Rupert got back from Hamburg about nine o’clock. He realized something was up when Helen didn’t come down and say hello, although far off were the days she’d charged down the stairs to fling herself into his arms. He dumped his case in the kitchen.
“All dirty washing,” he said to Charlene, who had positioned herself at the kitchen table, it being the best place to hear any excitement, and was reading the Daily Mail and eating a yogurt.
“Look what I bought for Tab,” said Rupert, proudly producing an exquisite German doll in national costume. “According to the instructions on the box she does almost everything except say ‘Oooh’ at the moment of orgasm.”
“Beautiful,” said Charlene. “What did you get Marcus?”
“Sweets,” said Rupert blandly. “I must have left them in the lorry. I suppose I better give them to him in the morning.”
“Bastard,” Charlene said to herself.
“Where’s Helen?”
“In her room.”
“She all right?”
“Not in carnival mood.”
“Know what it’s about?”
“She’s been a bit jumpy all week. Went to see Dr. Benson yesterday and came back in a frightful state.”
“Oh dear,” said Rupert pouring himself a large whisky, “I’d better go and see her.” Then his eye was caught by a recipe on the corkboard in Helen’s writing entitled: How to make Prawns and Kiwi fruit in Pernod-flavored Mayonnaise. Getting out his fountain pen, he wrote “Oh, please don’t.”

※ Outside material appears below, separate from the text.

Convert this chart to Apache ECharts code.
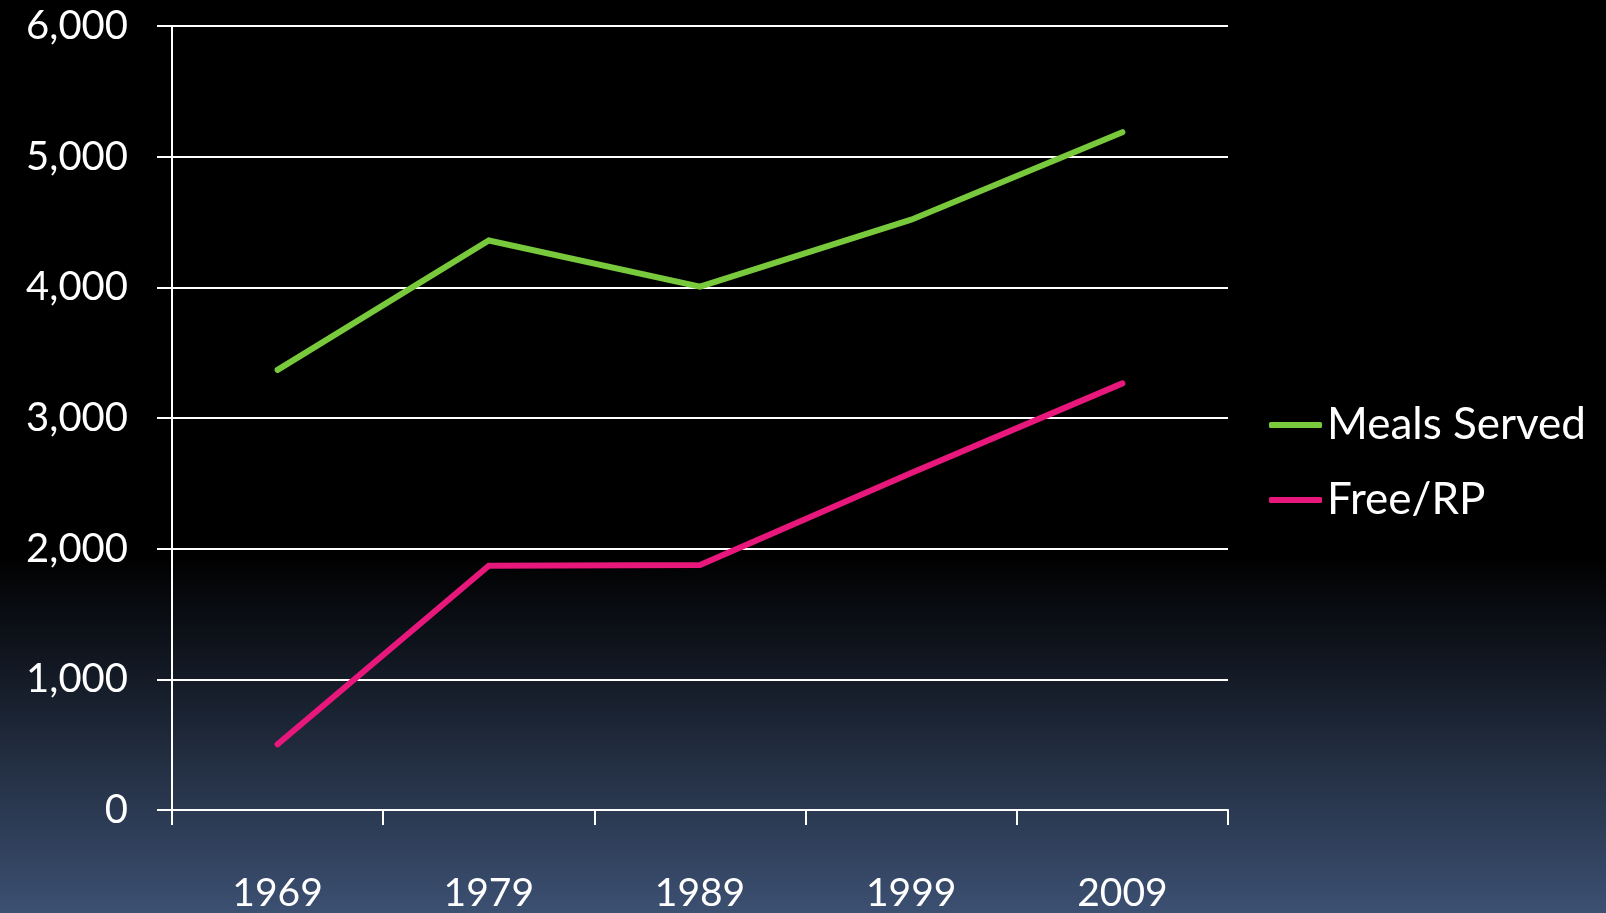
<!DOCTYPE html>
<html>
<head>
    <meta charset="utf-8">
    <title>Meals Served</title>
    <script src="https://cdn.jsdelivr.net/npm/echarts@6/dist/echarts.min.js"></script>
    <style>
        html, body { margin: 0; padding: 0; background: #000; }
        #main { width: 1606px; height: 913px; }
    </style>
</head>
<body>
<div id="main"></div>
<script>
// data
var years = ['1969', '1979', '1989', '1999', '2009'];
var mealsServed = [3368, 4358, 4005, 4518, 5187];
var freeRP = [503, 1870, 1875, 2580, 3265];
var yTicks = [0, 1000, 2000, 3000, 4000, 5000, 6000];

var chart = echarts.init(document.getElementById('main'));
var font = 'Lato, "Open Sans", sans-serif';

option = {
    backgroundColor: {
        type: 'linear', x: 0, y: 0, x2: 0, y2: 1,
        colorStops: [
            { offset: 0, color: '#000000' },
            { offset: 0.61, color: '#000000' },
            { offset: 1, color: '#3c5072' }
        ]
    },
    animation: false,
    grid: {
        left: 172,
        right: 378,
        top: 26,
        bottom: 103
    },
    legend: {
        orient: 'vertical',
        left: 1264,
        top: 395,
        icon: 'roundRect',
        itemWidth: 53,
        itemHeight: 6,
        itemGap: 25,
        itemStyle: { borderWidth: 0 },
        textStyle: {
            color: '#fff',
            fontFamily: font,
            fontSize: 44,
            lineHeight: 50
        },
        data: ['Meals Served', 'Free/RP']
    },
    xAxis: {
        type: 'category',
        data: years,
        boundaryGap: true,
        axisLine: { lineStyle: { color: '#fff', width: 2 } },
        axisTick: { show: true, length: 15, lineStyle: { color: '#fff', width: 2 } },
        axisLabel: {
            color: '#fff',
            fontFamily: font,
            fontSize: 39,
            margin: 64
        },
        splitLine: { show: false }
    },
    yAxis: {
        type: 'value',
        min: yTicks[0],
        max: yTicks[yTicks.length - 1],
        interval: 1000,
        axisLine: { show: true, lineStyle: { color: '#fff', width: 2 } },
        axisTick: { show: true, length: 15, lineStyle: { color: '#fff', width: 2 } },
        axisLabel: {
            color: '#fff',
            fontFamily: font,
            fontSize: 40,
            margin: 44,
            formatter: function (v) { return v.toLocaleString('en-US'); }
        },
        splitLine: { show: true, lineStyle: { color: '#fff', width: 2 } }
    },
    series: [{
        name: 'Meals Served',
        type: 'line',
        data: mealsServed,
        symbol: 'none',
        color: '#79c93c',
        lineStyle: { width: 6, cap: 'round', join: 'miter' }
    }, {
        name: 'Free/RP',
        type: 'line',
        data: freeRP,
        symbol: 'none',
        color: '#e8177b',
        lineStyle: { width: 6, cap: 'round', join: 'miter' }
    }]
};
chart.setOption(option);
</script>
</body>
</html>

Charlene giggled, so Rupert proceeded to tell her how his new horse Rock Star had gone. “He really is world class. If I can’t get a gold with him I might as well retire.”
When he went upstairs an hour and several whiskies later, he found the bedroom door locked.
“Let me in.”
“Go away,” screamed Helen.
“I’ll break the door down, or shoot it out if you’d prefer.”
After a long pause she unlocked it.
“Christ, you look as if a train’s hit you.” He’d never seen her so gray.
“I went to James Benson yesterday.”
“So I hear. Are we expecting quads?”
“Don’t you dare be flip,” she hissed. “I’ve got gonorrhea.”
“Really,” drawled Rupert, his dark blue eyes suddenly taking on that opaque look. “You must be more careful who you leap into bed with in future.”
“Stop it, stop it,” screamed Helen. “You know perfectly well I haven’t slept with anyone but you.”
“I don’t know that at all,” said Rupert coldly. “I see little enough of you, and your extreme reluctance to come on any of my trips abroad would rather suggest the contrary.”
“You bastard,” yelled Helen. “You caught it from one of your disgusting whores.”
“Oh, come on. You’ve got absolutely no proof. I’ve certainly got the clap. I was treated for it in Hamburg — those German clinics are like Sainsbury’s on a Saturday morning — but I caught it from you.”
“Don’t put that number on me. I’ve never looked at another man since I married you.”
“What about Dino Ferranti?” said Rupert softly. “He’s been in England for six weeks. Rumor has it he spends most of his nights on away fixtures.”
“I haven’t been near Dino or anyone else,” said Helen. “You gave it me and you know it. I’m leaving you and I’m taking the children.”
“You can take Marcus,” yelled Rupert, “but if you lay a finger on Tab, I’ll fight you in every court in this country.”
This was the final straw. Maddened, Helen tried to lash out at him, but Rupert dodged back and only the ends of her long colorless nails caught his cheek. The next moment the door opened.
It was Marcus, red hair ruffled, eyes huge with terror, pajama top falling off.
“Thtop thouting, Daddy, please thtop thouting.”
Tabitha toddled in after him, wearing only the top half of her pajamas, nappy discarded.